→ TO BE DONE: How many lines in the listing below include the word "image"? Reply with the count alone.

→ INPUT FOR THIS TASK:
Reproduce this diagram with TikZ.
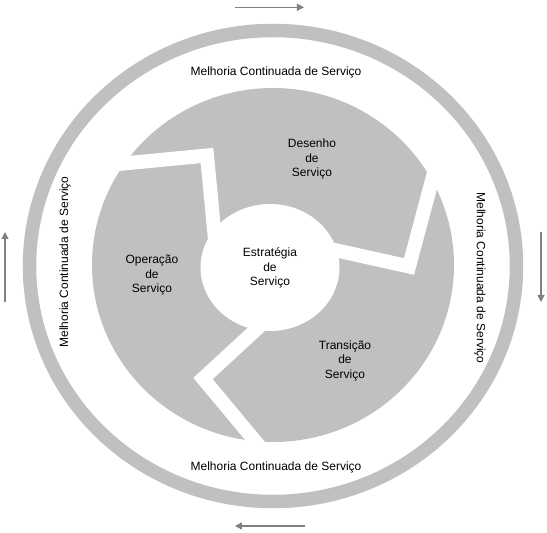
\documentclass[tikz,border=0pt]{standalone}
\usepackage{fontspec}
\setmainfont{Liberation Sans}
\usetikzlibrary{arrows.meta}
\definecolor{ringgray}{RGB}{192,192,192}
\definecolor{arrowgray}{RGB}{128,128,128}

\begin{document}
\begin{tikzpicture}[x=1pt,y=1pt,
  lbl/.style={align=center,font=\fontsize{12}{14.5}\selectfont,inner sep=0pt},
  gap/.style={draw=white,line width=14pt},
  flow/.style={draw=arrowgray,line width=1.3pt,-{Triangle[length=7pt,width=7pt]}}]
\useasboundingbox (-273,-267) rectangle (274,266);
\draw[ringgray,line width=13.5pt] (0,0) ellipse [x radius=243.5,y radius=235.5];
\fill[ringgray] (0,1) ellipse [x radius=181,y radius=177];
\draw[gap] (-186,99) -- (-66,110.5) -- (-57,16);
\draw[gap] (46,19.5) -- (136,-0.5) -- (167,115.5);
\draw[gap] (0,-48) -- (-70,-112.5) -- (10,-208.5);
\fill[white] (-3,-1.5) ellipse [x radius=69.5,y radius=63.5];

\node[lbl] (est) at (-3,-2) {Estratégia\\de\\Serviço};
\node[lbl] (des) at (39,107) {Desenho\\de\\Serviço};
\node[lbl] (tra) at (72,-94.5) {Transição\\de\\Serviço};
\node[lbl] (ope) at (-121,-9) {Operação\\de\\Serviço};

\node[lbl] (mtop) at (3,194) {Melhoria Continuada de Serviço};
\node[lbl] (mbot) at (3,-201) {Melhoria Continuada de Serviço};
\node[lbl,rotate=90] (mlft) at (-208,4) {Melhoria Continuada de Serviço};
\node[lbl,rotate=-90] (mrgt) at (207,-12) {Melhoria Continuada de Serviço};

\coordinate (t1) at (-38,258.7);
\coordinate (t2) at (31,258.7);
\coordinate (r1) at (268,34);
\coordinate (r2) at (268,-36);
\coordinate (b1) at (32,-260);
\coordinate (b2) at (-38,-260);
\coordinate (l1) at (-268,-36);
\coordinate (l2) at (-268,34);
\draw[flow] (t1) -- (t2);
\draw[flow] (r1) -- (r2);
\draw[flow] (b1) -- (b2);
\draw[flow] (l1) -- (l2);
\end{tikzpicture}
\end{document}
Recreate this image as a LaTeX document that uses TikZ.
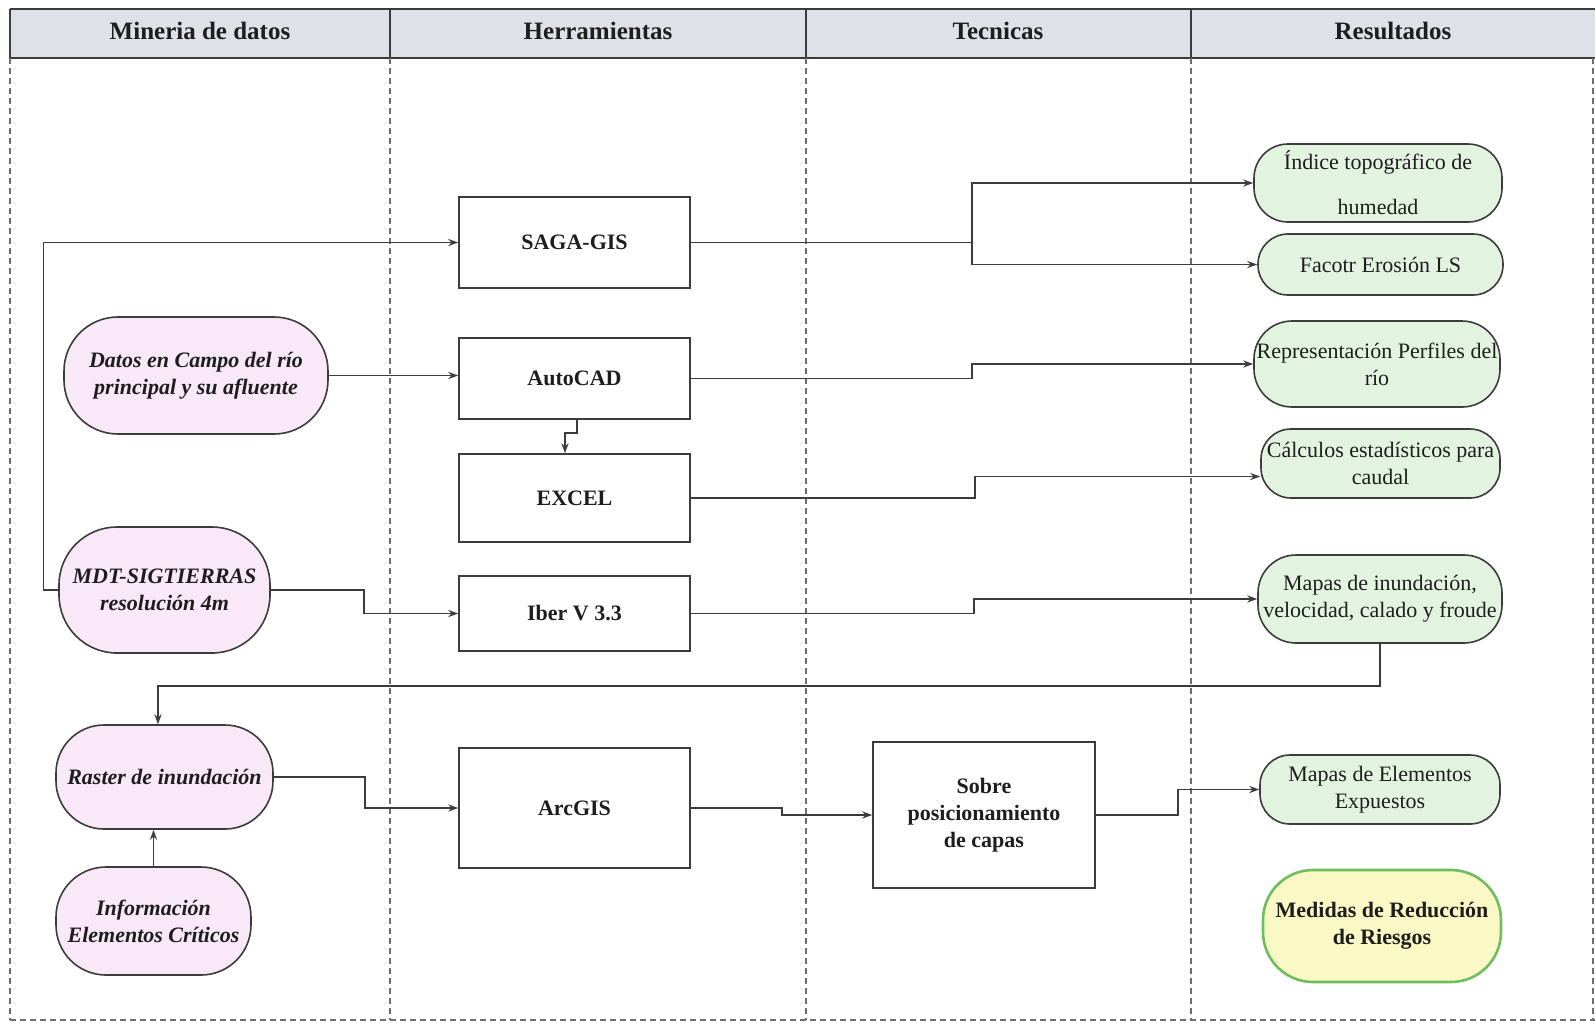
\documentclass[tikz,border=0pt]{standalone}
\usepackage{fontspec}
\setmainfont{Liberation Serif}
\usetikzlibrary{arrows.meta,calc}
\definecolor{hdr}{RGB}{223,225,232}
\definecolor{linec}{RGB}{60,60,60}
\definecolor{dashc}{RGB}{110,110,110}
\definecolor{pinkf}{RGB}{248,232,248}
\definecolor{greenf}{RGB}{226,243,224}
\definecolor{yelf}{RGB}{250,248,196}
\definecolor{yelb}{RGB}{110,190,95}
\definecolor{txt}{RGB}{30,30,30}
\newcommand{\fsz}{\fontsize{11}{13.5}\selectfont}
\begin{document}
\begin{tikzpicture}[x=0.5pt,y=-0.5pt,
  conn/.style={draw=linec,line width=0.7pt},
  arr/.style={conn,-{Stealth[length=5pt,width=3.6pt]}},
  toolbox/.style={draw=linec,line width=0.8pt,fill=white,font=\fsz\bfseries,text=txt,align=center,inner sep=2pt},
  pinkn/.style={draw=linec,line width=0.8pt,fill=pinkf,font=\fsz\bfseries\itshape,text=txt,align=center,inner sep=1pt},
  greenn/.style={draw=linec,line width=0.8pt,fill=greenf,rounded corners=15pt,font=\fsz,text=txt,align=center,inner sep=0pt},
  lane/.style={draw=dashc,line width=0.6pt,dash pattern=on 3pt off 2pt},
  hdrtxt/.style={font=\fontsize{12.5}{15}\selectfont\bfseries,text=txt}]
\useasboundingbox (0,0) rectangle (1595,1024);
% header
\fill[hdr] (10,9) rectangle (1595,58);
\draw[linec,line width=0.8pt] (10,9) -- (1595,9);
\draw[linec,line width=1.4pt] (10,58) -- (1595,58);
\draw[linec,line width=0.8pt] (10,9) -- (10,58);
\foreach \xx in {390,806,1191} \draw[linec,line width=0.8pt] (\xx,9) -- (\xx,58);
\node[hdrtxt] (h1) at (200,31) {Mineria de datos};
\node[hdrtxt] (h2) at (598,31) {Herramientas};
\node[hdrtxt] (h3) at (998,31) {Tecnicas};
\node[hdrtxt] (h4) at (1393,31) {Resultados};
% lanes
\foreach \xx in {10,390,806,1191,1593} \draw[lane] (\xx,58) -- (\xx,1020);
\draw[lane] (10,1020) -- (1595,1020);
% left column nodes
\node[pinkn,rounded corners=27pt,minimum width=132pt,minimum height=58.5pt] (datos) at (196,375.5) {Datos en Campo del río\\principal y su afluente};
\node[pinkn,rounded corners=29pt,minimum width=105.5pt,minimum height=63pt] (mdt) at (164.5,590) {MDT-SIGTIERRAS\\resolución 4m};
\node[pinkn,rounded corners=24pt,minimum width=108.5pt,minimum height=52pt] (raster) at (164.5,777) {Raster de inundación};
\node[pinkn,rounded corners=25pt,minimum width=97.5pt,minimum height=54pt] (info) at (153.5,921) {Información\\Elementos Críticos};
% tools
\node[toolbox,minimum width=115.5pt,minimum height=45.5pt] (saga) at (574.5,242.5) {SAGA-GIS};
\node[toolbox,minimum width=115.5pt,minimum height=40.5pt] (autocad) at (574.5,378.5) {AutoCAD};
\node[toolbox,minimum width=115.5pt,minimum height=44pt] (excel) at (574.5,498) {EXCEL};
\node[toolbox,minimum width=115.5pt,minimum height=37.5pt] (iber) at (574.5,613.5) {Iber V 3.3};
\node[toolbox,minimum width=115.5pt,minimum height=60pt] (arcgis) at (574.5,808) {ArcGIS};
\node[toolbox,minimum width=111pt,minimum height=73pt] (sobre) at (984,815) {Sobre\\posicionamiento\\de capas};
% results
\node[greenn,rounded corners=17pt,minimum width=124pt,minimum height=39pt] (indice) at (1378,183) {Índice topográfico de\\[9pt]humedad};
\node[greenn,minimum width=122.5pt,minimum height=30.5pt] (facotr) at (1380.5,264.5) {Facotr Erosión LS};
\node[greenn,rounded corners=19pt,minimum width=123pt,minimum height=43pt] (repr) at (1377,364) {Representación Perfiles del\\río};
\node[greenn,minimum width=119.5pt,minimum height=34.5pt] (calc) at (1380.5,463.5) {Cálculos estadísticos para\\caudal};
\node[greenn,rounded corners=19pt,minimum width=122pt,minimum height=44pt] (mapinund) at (1380,599) {Mapas de inundación,\\velocidad, calado y froude};
\node[greenn,minimum width=120pt,minimum height=34.5pt] (mapelem) at (1380,789.5) {Mapas de Elementos\\Expuestos};
\node[draw=yelb,line width=1.3pt,fill=yelf,rounded corners=25pt,font=\fsz\bfseries,text=txt,align=center,inner sep=0pt,minimum width=119pt,minimum height=56pt] (medidas) at (1382,926) {Medidas de Reducción\\de Riesgos};
% connectors
\draw[arr] (mdt.west) -- ++(-15,0) |- (saga.west);
\draw[arr] (datos.east) -- (datos.east -| autocad.west);
\draw[arr] (mdt.east) -- ++(93,0) |- (iber.west);
\draw[arr] ([xshift=1.25pt]autocad.south) -- ++(0,13) -| ([xshift=-4.75pt]excel.north);
\draw[arr] (saga.east) -- ++(281,0) |- (indice.west);
\draw[arr] (saga.east) -- ++(281,0) |- (facotr.west);
\draw[arr] (autocad.east) -- ++(281,0) |- (repr.west);
\draw[arr] (excel.east) -- ++(284,0) |- ([yshift=-6.5pt]calc.west);
\draw[arr] (iber.east) -- ++(283,0) |- (mapinund.west);
\draw[arr] (mapinund.south) -- ++(0,42) -| ([xshift=-3.25pt]raster.north);
\draw[arr] (info.north) -- (info.north |- raster.south);
\draw[arr] (raster.east) -- ++(91,0) |- (arcgis.west);
\draw[arr] (arcgis.east) -- ++(91,0) |- (sobre.west);
\draw[arr] (sobre.east) -- ++(82,0) |- (mapelem.west);
\end{tikzpicture}
\end{document}
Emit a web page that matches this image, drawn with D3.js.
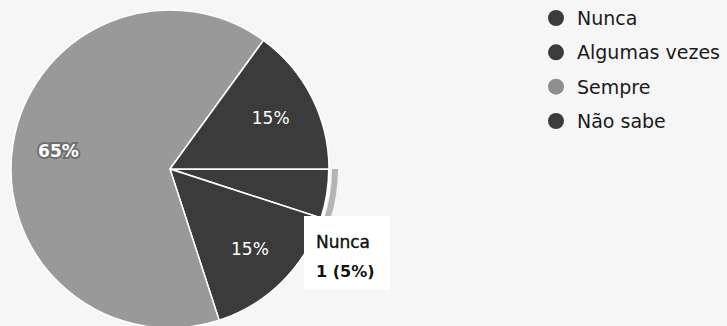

→ EXERCISE ANSWER: 2